I would translate an (elevator) stick input to a "fly in this heading with this velocity" (Earth reference frame), and have the drone calculate the required angles based on compass IMU and GPS.
What you say they do is translate an (elevator) stick input to "put the drone at this (pitch) angle" (drone reference frame), and then apply compass IMU and GPS calculations. This seems like a mucky way to do it because now you have a stick input pitch angle and a different actual pitch angle (because of wind it can even have an actual angle tilting back while the pitch input is forwards). This will also mess with the expo and gain settings which makes the whole setup a recipe for mistakes.
I think in P-GPS mode moving the stick is not a command to the drone reference frame, but to the earth reference frame. Only in ATTI mode is a stick command an input to the drone reference frame (because in ATTI stick pitch == drone pitch). If this is true a drone with the OP's issue, in P-GPS mode would fly backward when giving forward stick input, I think?
I don't have any documentation to support my claim other than this is how I would have designed it.

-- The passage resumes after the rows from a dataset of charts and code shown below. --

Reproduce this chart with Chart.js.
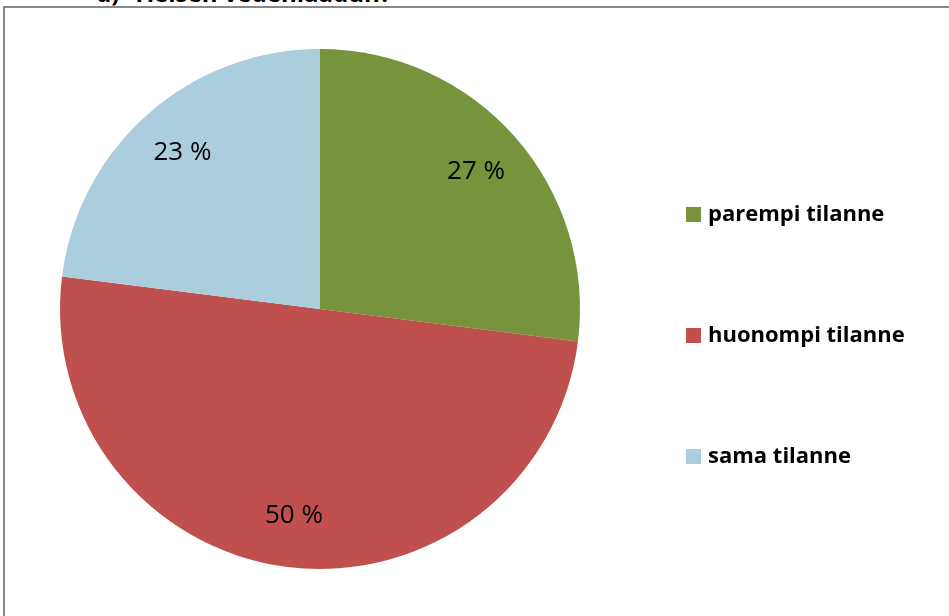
<!DOCTYPE html>
<html>
<head>
<meta charset="utf-8">
<script src="https://cdn.jsdelivr.net/npm/chart.js@4/dist/chart.umd.min.js"></script>
<style>
  html, body { margin: 0; padding: 0; background: #fff; }
  #wrap { position: relative; width: 949px; height: 616px; overflow: hidden; }
  #title {
    position: absolute; left: 96px; top: -24px;
    font: bold 24px "Open Sans", sans-serif; color: #000; white-space: nowrap;
  }
  #frame {
    position: absolute; left: 3px; top: 6px; width: 960px; height: 640px;
    border-top: 2px solid #898989; border-left: 2px solid #898989;
  }
  canvas { position: absolute; left: 0; top: 0; }
</style>
</head>
<body>
<div id="wrap">
  <div id="title">d)&nbsp; Yleisen vedenlaadun?</div>
  <div id="frame"></div>
  <canvas id="chart" width="949" height="616"></canvas>
</div>
<script>
const categories = ["parempi tilanne", "huonompi tilanne", "sama tilanne"];
const shares = [27, 50, 23];
const sliceColors = ["#77933C", "#C0504D", "#AACEDC"];

// percentage labels inside slices
const sliceLabels = {
  id: "sliceLabels",
  afterDatasetsDraw(chart) {
    const ctx = chart.ctx;
    const meta = chart.getDatasetMeta(0);
    ctx.save();
    ctx.font = '26px "Open Sans", sans-serif';
    ctx.fillStyle = "#000";
    ctx.textAlign = "center";
    ctx.textBaseline = "middle";
    meta.data.forEach(function(arc, i) {
      const p = arc.getProps(["x", "y", "startAngle", "endAngle", "outerRadius"], true);
      const mid = (p.startAngle + p.endAngle) / 2;
      const r = p.outerRadius * 0.8;
      ctx.fillText(shares[i] + " %", p.x + Math.cos(mid) * r, p.y + Math.sin(mid) * r);
    });
    ctx.restore();
  }
};

// legend on the right, one row per category
const sideLegend = {
  id: "sideLegend",
  afterDraw(chart) {
    const ctx = chart.ctx;
    const x = 686, y0 = 214, step = 121;
    ctx.save();
    ctx.font = 'bold 22px "Open Sans", sans-serif';
    ctx.textBaseline = "middle";
    chart.data.labels.forEach(function(lab, i) {
      const y = y0 + i * step;
      ctx.fillStyle = sliceColors[i];
      ctx.fillRect(x, y - 7, 15, 15);
      ctx.fillStyle = "#000";
      ctx.fillText(lab, x + 22, y + 1);
    });
    ctx.restore();
  }
};

new Chart(document.getElementById("chart").getContext("2d"), {
  type: "pie",
  data: {
    labels: categories,
    datasets: [{
      data: shares,
      backgroundColor: sliceColors,
      borderWidth: 0,
      hoverOffset: 0
    }]
  },
  options: {
    responsive: false,
    animation: false,
    layout: { padding: { top: 49, bottom: 47, left: 60, right: 369 } },
    plugins: {
      legend: { display: false },
      tooltip: { enabled: false }
    }
  },
  plugins: [sliceLabels, sideLegend]
});
</script>
</body>
</html>
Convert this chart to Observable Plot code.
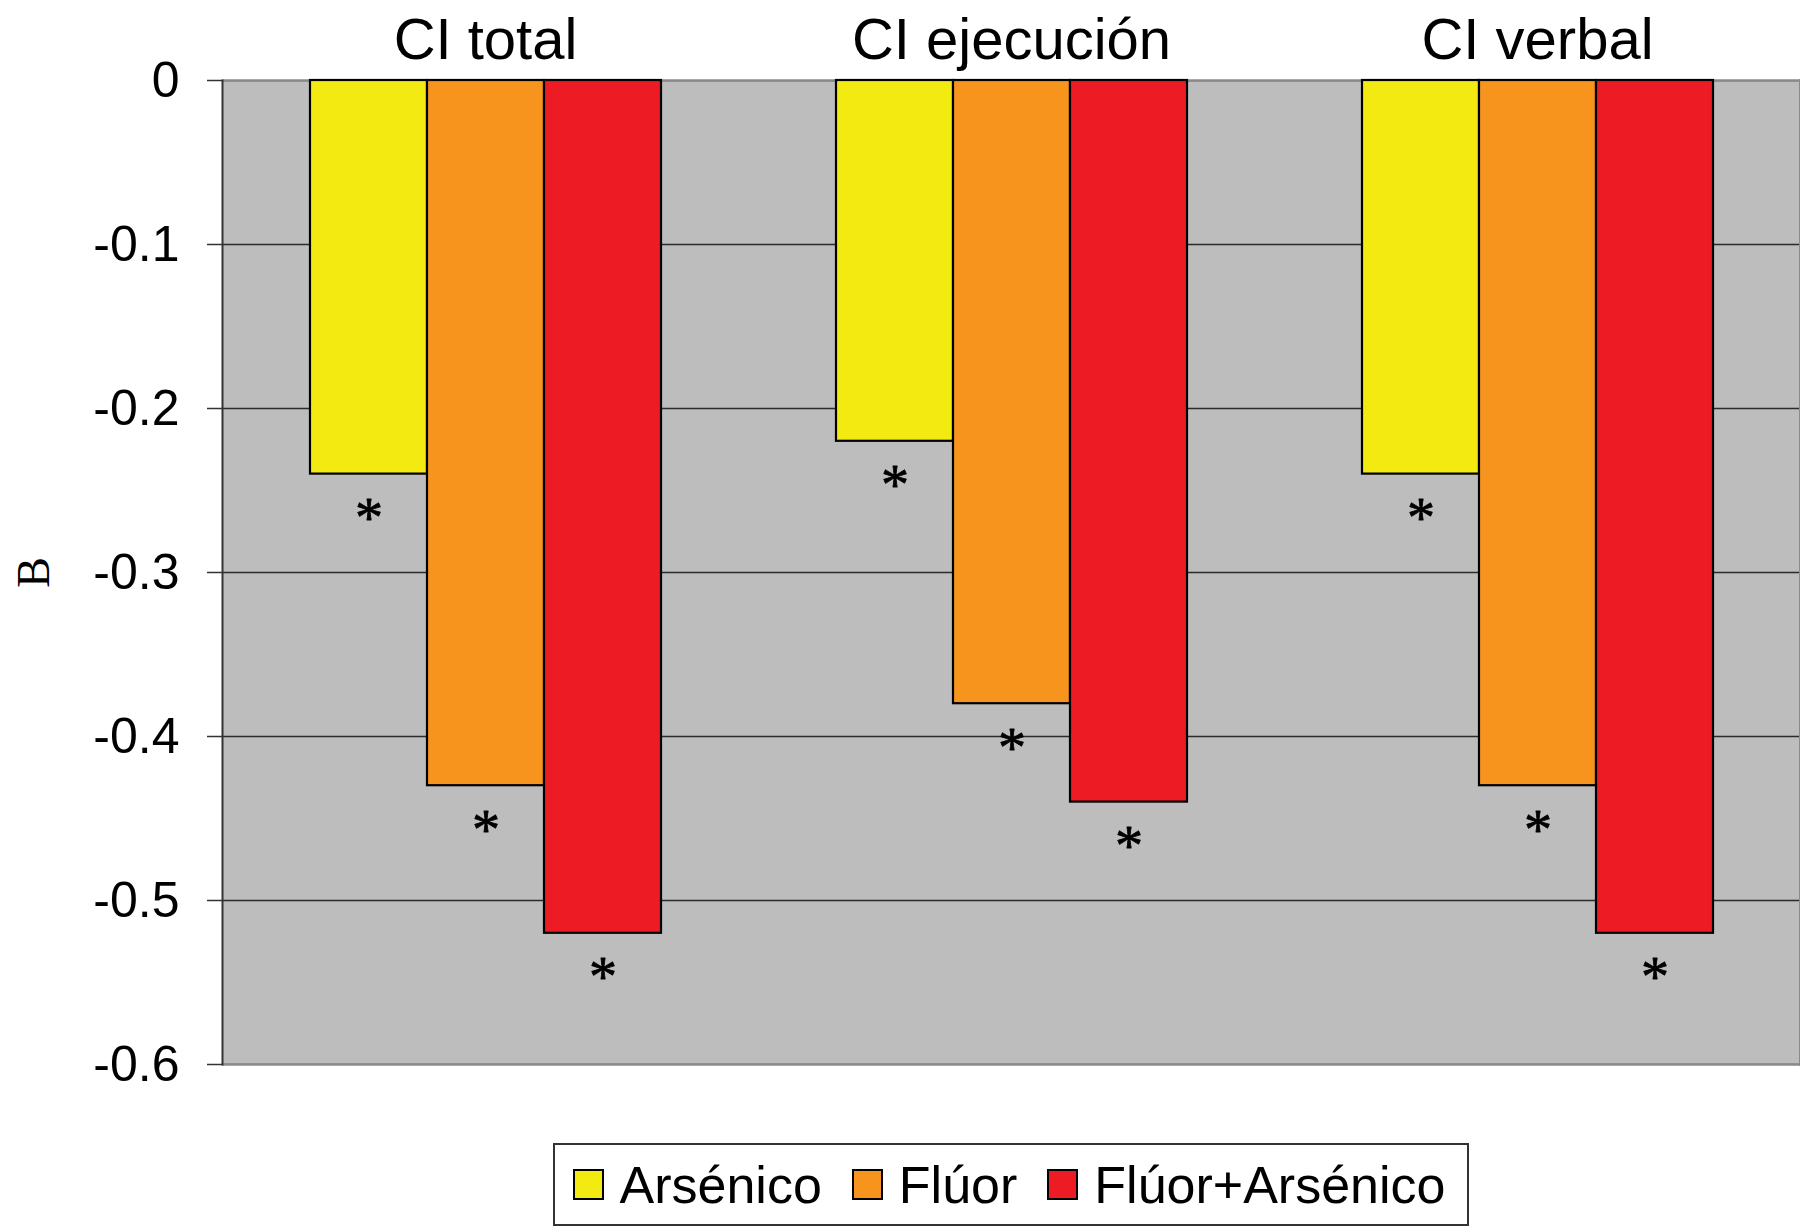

That's an insightful post, and I understand your argument, but it puts the cart before the horse. You are correct that in P-GPS mode the aircraft will attempt to match track with heading, but it cannot make a course correction until it detects a track. So, even in P-GPS mode, elevator and aileron translate to pitch and roll changes on which the FC will superimpose course corrections to maintain track.
Now if the IMU heading is 180° off then as far as the FC is concerned, initial motion when forward elevator is applied will be in the opposite direction than it expected - it will detect, effectively, that it is moving backwards instead of forwards. Its response will be more forward pitch, not less, to attempt to move in what it wrongly thinks is the forwards direction, which will push it even faster in the direction it is facing. Now we have uncontrolled flight, but forwards, not backwards, probably followed by a high wind warning flag when it is unable to correct for what it detects (incorrectly) as drift that it cannot counter.
On the question of whether I'm guessing - no - it's based on a combination of knowing how sensor fusion works in GPS modes and looking at logs of this actually happening. In this particular example the initial FC response was due to drift rather than stick inputs, but in other cases it has been stick input that triggers the uncontrolled response. The results are both consistent with theory.
So you are entirely correct that the goal of the FC in P-GPS mode is to translate elevator to "fly a track in the direction of the current heading", but your proposed mechanism to do that is not quite correct. It's not going to fly backwards on application of forward elevator because it doesn't know that it is facing the wrong direction, and once it moves in the wrong direction, it assumes that's due to wind and applies even more forward pitch, rather than immediately concluding that its yaw value is out by 180°. Does that make sense?